Carbon nanotube-based van der Waals heterojunction electrodes for high-performance intrinsically stretchable organic photoelectric transistors

Intrinsically stretchable organic field-effect transistors (STOFETs) that behave much like skin, have garnered widespread attention and demonstrated potential to more comfortable wearing electronics. Despite considerable efforts being exerted in stretchable hybrid polymeric semiconductors to achieve high-mobility and high-stretchability STOFETs, carbon nanotubes (CNTs) as ideal electrode materials, its interfacial quality seldom attracts research interests. Herein, we demonstrate a novel and general strategy on flexible CNT-based heterojunction electrodes by pentacene modification layer to enable high-performance and functional STOFETs. Pentacene transition layer can reduce the surface roughness and tune the heterogeneity of functional groups on the CNT thin film, as well as enhance the compatibility and van der Waals contact between CNT electrodes and organic semiconductors. The experimental results reveal that the carrier mobility of the resulting STOFETs increases by 2-3 times and the subthreshold slope decreases by 5 times compared with unmodified devices.
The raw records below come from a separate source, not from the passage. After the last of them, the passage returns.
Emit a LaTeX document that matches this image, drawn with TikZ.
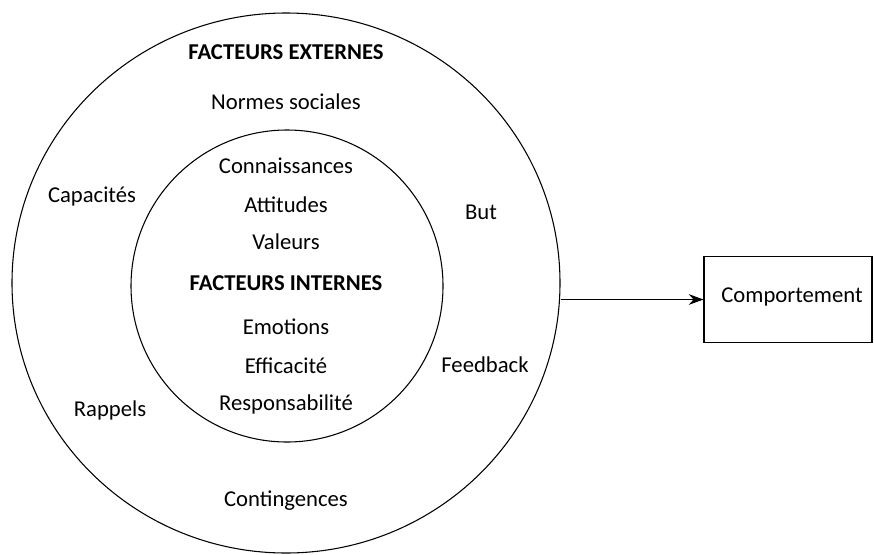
\documentclass[tikz,border=0pt]{standalone}
\usepackage{fontspec}
\setmainfont{Carlito}
\usepackage{tikz}
\usetikzlibrary{arrows.meta,positioning,shapes.geometric}

\tikzset{
  ring/.style={draw,ellipse,line width=0.8pt,inner sep=0pt},
  lbl/.style={font=\fontsize{17}{20}\selectfont},
  head/.style={font=\fontsize{17}{20}\selectfont\bfseries},
  outbox/.style={draw,rectangle,line width=0.8pt,minimum width=126pt,minimum height=64pt}
}

\begin{document}
\begin{tikzpicture}[x=0.75pt,y=-0.75pt]
\useasboundingbox (0,0) rectangle (874,554);
\node[ring,minimum width=411pt,minimum height=405pt] (ext) at (286,283) {};
\node[ring,minimum width=234pt,minimum height=234pt] (int) at (287,286) {};
\node[outbox] (comp) at (788,299.5) {};
\node[lbl] () at (792,297) {Comportement};
\node[head] (ehead) at (286,52) {FACTEURS EXTERNES};
\node[lbl] (norm) at (286,102) {Normes sociales};
\node[lbl] (conn) at (286,166) {Connaissances};
\node[lbl] (att) at (286,205) {Attitudes};
\node[lbl] (val) at (286,242) {Valeurs};
\node[head] (ihead) at (286,283) {FACTEURS INTERNES};
\node[lbl] (emo) at (286,327) {Emotions};
\node[lbl] (eff) at (286,366) {Efficacité};
\node[lbl] (resp) at (286,404) {Responsabilité};
\node[lbl] (cont) at (286,501) {Contingences};
\node[lbl] (cap) at (92,197) {Capacités};
\node[lbl] (rap) at (110,410) {Rappels};
\node[lbl] (but) at (481,212) {But};
\node[lbl] (feed) at (485,365) {Feedback};
\path[-{Stealth[length=11pt,width=8pt]},line width=0.9pt]
(ext.east |- comp.west) edge (comp.west);
\end{tikzpicture}
\end{document}
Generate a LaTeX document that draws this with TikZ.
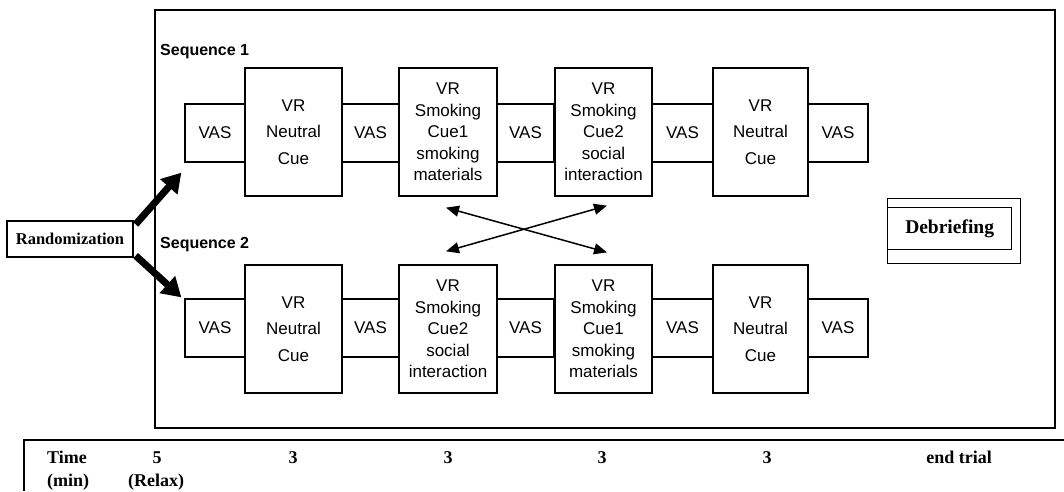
\documentclass[tikz,border=0pt]{standalone}
\usepackage{fontspec}
\setmainfont{Liberation Serif}
\setsansfont{Liberation Sans}
\usetikzlibrary{arrows.meta,calc}

\begin{document}
\begin{tikzpicture}[x=1pt,y=1pt,
  box/.style={draw,line width=1.3pt,inner sep=0pt,align=center,
              font=\sffamily\fontsize{17}{21.5}\selectfont},
  vas/.style={box,minimum height=58pt},
  vr/.style={box,minimum height=128pt,minimum width=97pt},
  neutral/.style={vr,font=\sffamily\fontsize{17}{26.5}\selectfont},
  seqlabel/.style={anchor=west,inner sep=0pt,font=\sffamily\bfseries\fontsize{16}{19}\selectfont},
  bigarrow/.style={line width=7pt,-{Triangle[length=19pt,width=22pt]}},
  swaparrow/.style={line width=1.5pt,{Triangle[length=13pt,width=11pt]}-{Triangle[length=13pt,width=11pt]}},
  tabtext/.style={inner sep=0pt,anchor=base,font=\bfseries\fontsize{18}{21}\selectfont},
]
\useasboundingbox (0,0) rectangle (1064,491);

% outer frame holding both sequences
\node[draw,line width=2pt,minimum width=900pt,minimum height=418pt,inner sep=0pt] (frame) at (605,272) {};

% sequence 1
\node[seqlabel] (seq1) at (160,439) {Sequence 1};
\node[vas,minimum width=60pt] (a1) at (215,358) {VAS};
\node[neutral] (a2) at (293.5,359) {VR\\Neutral\\Cue};
\node[vas,minimum width=57pt] (a3) at (370.5,358) {VAS};
\node[vr,minimum width=98pt] (a4) at (448,359) {VR\\Smoking\\Cue1\\smoking\\materials};
\node[vas,minimum width=57pt] (a5) at (525.5,358) {VAS};
\node[vr] (a6) at (603.5,359) {VR\\Smoking\\Cue2\\social\\interaction};
\node[vas,minimum width=61pt] (a7) at (682.5,358) {VAS};
\node[neutral,minimum width=95pt] (a8) at (760.5,359) {VR\\Neutral\\Cue};
\node[vas,minimum width=60pt] (a9) at (838,358) {VAS};

% sequence 2
\node[seqlabel] (seq2) at (160,246) {Sequence 2};
\node[vas,minimum width=60pt] (b1) at (215,163) {VAS};
\node[neutral] (b2) at (293.5,162) {VR\\Neutral\\Cue};
\node[vas,minimum width=57pt] (b3) at (370.5,163) {VAS};
\node[vr,minimum width=98pt] (b4) at (448,162) {VR\\Smoking\\Cue2\\social\\interaction};
\node[vas,minimum width=57pt] (b5) at (525.5,163) {VAS};
\node[vr] (b6) at (603.5,162) {VR\\Smoking\\Cue1\\smoking\\materials};
\node[vas,minimum width=61pt] (b7) at (682.5,163) {VAS};
\node[neutral,minimum width=95pt] (b8) at (760.5,162) {VR\\Neutral\\Cue};
\node[vas,minimum width=60pt] (b9) at (838,163) {VAS};

% randomization
\node[draw,line width=1.3pt,minimum width=126pt,minimum height=36pt,inner sep=0pt,
      font=\bfseries\fontsize{16.5}{19}\selectfont] (rand) at (70,252) {Randomization};
\coordinate (up0) at ($(rand.north east)+(2,-4)$);
\coordinate (up1) at ($(a1.south west)+(-3,-10)$);
\coordinate (dn0) at ($(rand.south east)+(2,2)$);
\coordinate (dn1) at ($(b1.north west)+(-3,1)$);
\draw[bigarrow] (up0) -- (up1);
\draw[bigarrow] (dn0) -- (dn1);

% the two cue orders swap between sequences
\coordinate (tl) at ($(a4.south)+(-2,-11)$);
\coordinate (tr) at ($(a6.south)+(3.5,-9)$);
\coordinate (bl) at ($(b4.north)+(-2,13)$);
\coordinate (br) at ($(b6.north)+(3.5,12)$);
\draw[swaparrow] (tl) -- (br);
\draw[swaparrow] (bl) -- (tr);

% debriefing
\node[draw,line width=1.3pt,minimum width=133pt,minimum height=65pt,inner sep=0pt,anchor=north west] (debout) at (887,293) {};
\node[draw,line width=1.3pt,minimum width=124pt,minimum height=42pt,inner sep=0pt,anchor=north west,
      font=\bfseries\fontsize{19.5}{22}\selectfont] (deb) at (887,284) {Debriefing};

% time line
\coordinate (tabR) at (1064,51);
\coordinate (tabC) at (24,51);
\coordinate (tabB) at (24,0);
\draw[line width=2pt] (tabR) -- (tabC) -- (tabB);
\node[tabtext,anchor=base west] (tm) at (47,28) {Time};
\node[tabtext,anchor=base west] (mn) at (47,5) {(min)};
\node[tabtext] (t1) at (157,28) {5};
\node[tabtext,anchor=base west] (rx) at (128,5) {(Relax)};
\node[tabtext] (t2) at (293,28) {3};
\node[tabtext] (t3) at (448,28) {3};
\node[tabtext] (t4) at (602,28) {3};
\node[tabtext] (t5) at (767,28) {3};
\node[tabtext] (t6) at (959,28) {end trial};
\end{tikzpicture}
\end{document}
The on-current/offcurrent ratio reaches nearly 107, which is approximately 1000 times as high as unmodified devices, and the highest value for stretchable organic transistors reported so far. Furthermore, STOFETs with heterojunction electrodes demonstrate better performance homogeneity and higher strain-independent capability. Noteworthy, these are the first intrinsically stretchable organic phototransistors (STOPTs) with superior photoswitching performances and high strain tolerance developed.